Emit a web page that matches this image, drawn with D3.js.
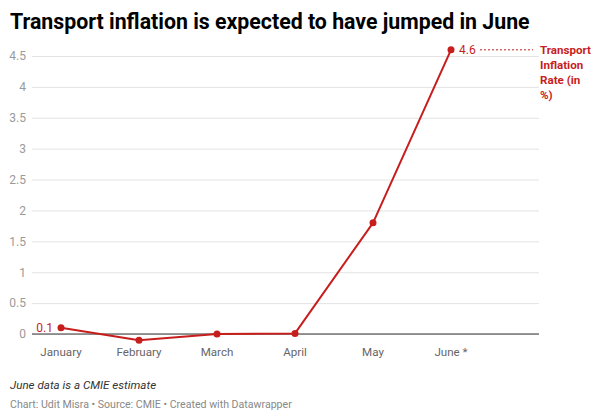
<!DOCTYPE html>
<html>
<head>
<meta charset="utf-8">
<script src="https://cdn.jsdelivr.net/npm/d3@7"></script>
<style>
  body { margin: 0; background: #fff; font-family: Roboto, sans-serif; }
  svg text { font-family: Roboto, sans-serif; }
</style>
</head>
<body>
<svg class="chart"></svg>
<script>
var width = 600,
    height = 420

var months = ["January", "February", "March", "April", "May", "June *"]
var inflation = [0.1, -0.1, 0.0, 0.01, 1.8, 4.6]
var yTicks = [0, 0.5, 1, 1.5, 2, 2.5, 3, 3.5, 4, 4.5]
var seriesName = ["Transport", "Inflation", "Rate (in", "%)"]

var red = "#c71e1d"

var svg = d3.select(".chart")
    .attr("width", width)
    .attr("height", height)

// title
svg.append("text")
    .attr("x", 10)
    .attr("y", 29)
    .attr("font-size", 21.3)
    .attr("font-weight", "bold")
    .attr("fill", "#000")
    .text("Transport inflation is expected to have jumped in June")

var xScale = d3.scaleBand()
    .domain(months)
    .range([22, 490])

var yScale = d3.scaleLinear()
    .domain([0, 4.5])
    .range([334, 56])

var gridLeft = 32, gridRight = 539

// grid
var yAxis = d3.axisLeft(yScale)
    .tickValues(yTicks)
    .tickSize(-(gridRight - gridLeft))
    .tickPadding(6)
    .tickFormat(d => d)

svg.append("g")
    .attr("transform", `translate(${gridLeft},0)`)
    .call(yAxis)
    .call(g => g.select(".domain").remove())
    .call(g => g.selectAll(".tick line").attr("stroke", "#e3e3e3"))
    .call(g => g.selectAll(".tick text")
        .attr("fill", "#9a9a9a")
        .attr("font-size", 12)
        .attr("x", -6))

// baseline
svg.append("line")
    .attr("x1", gridLeft)
    .attr("x2", gridRight)
    .attr("y1", yScale(0))
    .attr("y2", yScale(0))
    .attr("stroke", "#333")
    .attr("stroke-width", 1)

// x labels
var xAxis = d3.axisBottom(xScale).tickSize(0).tickPadding(14)
svg.append("g")
    .attr("transform", `translate(0,${yScale(0)})`)
    .call(xAxis)
    .call(g => g.select(".domain").remove())
    .call(g => g.selectAll(".tick text")
        .attr("fill", "#666")
        .attr("font-size", 11.6))

var cx = d => xScale(d) + xScale.bandwidth() / 2

var line = d3.line()
    .x((d, i) => cx(months[i]))
    .y(d => yScale(d))

svg.append("path")
    .datum(inflation)
    .attr("fill", "none")
    .attr("stroke", red)
    .attr("stroke-width", 2)
    .attr("stroke-linejoin", "round")
    .attr("d", line)

svg.append("g")
    .selectAll("circle")
    .data(inflation)
    .join("circle")
    .attr("cx", (d, i) => cx(months[i]))
    .attr("cy", d => yScale(d))
    .attr("r", 3.5)
    .attr("fill", red)

// value labels
var first = 0, last = inflation.length - 1
svg.append("text")
    .attr("x", cx(months[first]) - 8)
    .attr("y", yScale(inflation[first]) + 4)
    .attr("text-anchor", "end")
    .attr("font-size", 12)
    .attr("fill", red)
    .text(inflation[first])

svg.append("text")
    .attr("x", cx(months[last]) + 8)
    .attr("y", yScale(inflation[last]) + 4)
    .attr("font-size", 12)
    .attr("fill", red)
    .text(inflation[last])

svg.append("line")
    .attr("x1", cx(months[last]) + 29)
    .attr("x2", gridRight - 6)
    .attr("y1", yScale(inflation[last]))
    .attr("y2", yScale(inflation[last]))
    .attr("stroke", red)
    .attr("stroke-width", 1)
    .attr("stroke-dasharray", "2,2")

svg.append("text")
    .attr("font-size", 11.6)
    .attr("font-weight", "bold")
    .attr("fill", red)
    .selectAll("tspan")
    .data(seriesName)
    .join("tspan")
    .attr("x", gridRight + 1)
    .attr("y", (d, i) => yScale(inflation[last]) + 4 + i * 15)
    .text(d => d)

// notes
svg.append("text")
    .attr("x", 10)
    .attr("y", 389)
    .attr("font-size", 11.6)
    .attr("font-style", "italic")
    .attr("fill", "#333")
    .text("June data is a CMIE estimate")

svg.append("text")
    .attr("x", 10)
    .attr("y", 408)
    .attr("font-size", 10.6)
    .attr("fill", "#888")
    .text("Chart: Udit Misra • Source: CMIE • Created with Datawrapper")
</script>
</body>
</html>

# Short task
Please write out all the data again word for word, but not the pictures.

# Solution to this task
Emit a web page that matches this image, drawn with D3.js.
<!DOCTYPE html>
<html>
<head>
<meta charset="utf-8">
<script src="https://cdn.jsdelivr.net/npm/d3@7"></script>
<style>
  body { margin: 0; background: #fff; font-family: Roboto, sans-serif; }
  svg text { font-family: Roboto, sans-serif; }
</style>
</head>
<body>
<svg class="chart"></svg>
<script>
var width = 600,
    height = 420

var months = ["January", "February", "March", "April", "May", "June *"]
var inflation = [0.1, -0.1, 0.0, 0.01, 1.8, 4.6]
var yTicks = [0, 0.5, 1, 1.5, 2, 2.5, 3, 3.5, 4, 4.5]
var seriesName = ["Transport", "Inflation", "Rate (in", "%)"]

var red = "#c71e1d"

var svg = d3.select(".chart")
    .attr("width", width)
    .attr("height", height)

// title
svg.append("text")
    .attr("x", 10)
    .attr("y", 29)
    .attr("font-size", 21.3)
    .attr("font-weight", "bold")
    .attr("fill", "#000")
    .text("Transport inflation is expected to have jumped in June")

var xScale = d3.scaleBand()
    .domain(months)
    .range([22, 490])

var yScale = d3.scaleLinear()
    .domain([0, 4.5])
    .range([334, 56])

var gridLeft = 32, gridRight = 539

// grid
var yAxis = d3.axisLeft(yScale)
    .tickValues(yTicks)
    .tickSize(-(gridRight - gridLeft))
    .tickPadding(6)
    .tickFormat(d => d)

svg.append("g")
    .attr("transform", `translate(${gridLeft},0)`)
    .call(yAxis)
    .call(g => g.select(".domain").remove())
    .call(g => g.selectAll(".tick line").attr("stroke", "#e3e3e3"))
    .call(g => g.selectAll(".tick text")
        .attr("fill", "#9a9a9a")
        .attr("font-size", 12)
        .attr("x", -6))

// baseline
svg.append("line")
    .attr("x1", gridLeft)
    .attr("x2", gridRight)
    .attr("y1", yScale(0))
    .attr("y2", yScale(0))
    .attr("stroke", "#333")
    .attr("stroke-width", 1)

// x labels
var xAxis = d3.axisBottom(xScale).tickSize(0).tickPadding(14)
svg.append("g")
    .attr("transform", `translate(0,${yScale(0)})`)
    .call(xAxis)
    .call(g => g.select(".domain").remove())
    .call(g => g.selectAll(".tick text")
        .attr("fill", "#666")
        .attr("font-size", 11.6))

var cx = d => xScale(d) + xScale.bandwidth() / 2

var line = d3.line()
    .x((d, i) => cx(months[i]))
    .y(d => yScale(d))

svg.append("path")
    .datum(inflation)
    .attr("fill", "none")
    .attr("stroke", red)
    .attr("stroke-width", 2)
    .attr("stroke-linejoin", "round")
    .attr("d", line)

svg.append("g")
    .selectAll("circle")
    .data(inflation)
    .join("circle")
    .attr("cx", (d, i) => cx(months[i]))
    .attr("cy", d => yScale(d))
    .attr("r", 3.5)
    .attr("fill", red)

// value labels
var first = 0, last = inflation.length - 1
svg.append("text")
    .attr("x", cx(months[first]) - 8)
    .attr("y", yScale(inflation[first]) + 4)
    .attr("text-anchor", "end")
    .attr("font-size", 12)
    .attr("fill", red)
    .text(inflation[first])

svg.append("text")
    .attr("x", cx(months[last]) + 8)
    .attr("y", yScale(inflation[last]) + 4)
    .attr("font-size", 12)
    .attr("fill", red)
    .text(inflation[last])

svg.append("line")
    .attr("x1", cx(months[last]) + 29)
    .attr("x2", gridRight - 6)
    .attr("y1", yScale(inflation[last]))
    .attr("y2", yScale(inflation[last]))
    .attr("stroke", red)
    .attr("stroke-width", 1)
    .attr("stroke-dasharray", "2,2")

svg.append("text")
    .attr("font-size", 11.6)
    .attr("font-weight", "bold")
    .attr("fill", red)
    .selectAll("tspan")
    .data(seriesName)
    .join("tspan")
    .attr("x", gridRight + 1)
    .attr("y", (d, i) => yScale(inflation[last]) + 4 + i * 15)
    .text(d => d)

// notes
svg.append("text")
    .attr("x", 10)
    .attr("y", 389)
    .attr("font-size", 11.6)
    .attr("font-style", "italic")
    .attr("fill", "#333")
    .text("June data is a CMIE estimate")

svg.append("text")
    .attr("x", 10)
    .attr("y", 408)
    .attr("font-size", 10.6)
    .attr("fill", "#888")
    .text("Chart: Udit Misra • Source: CMIE • Created with Datawrapper")
</script>
</body>
</html>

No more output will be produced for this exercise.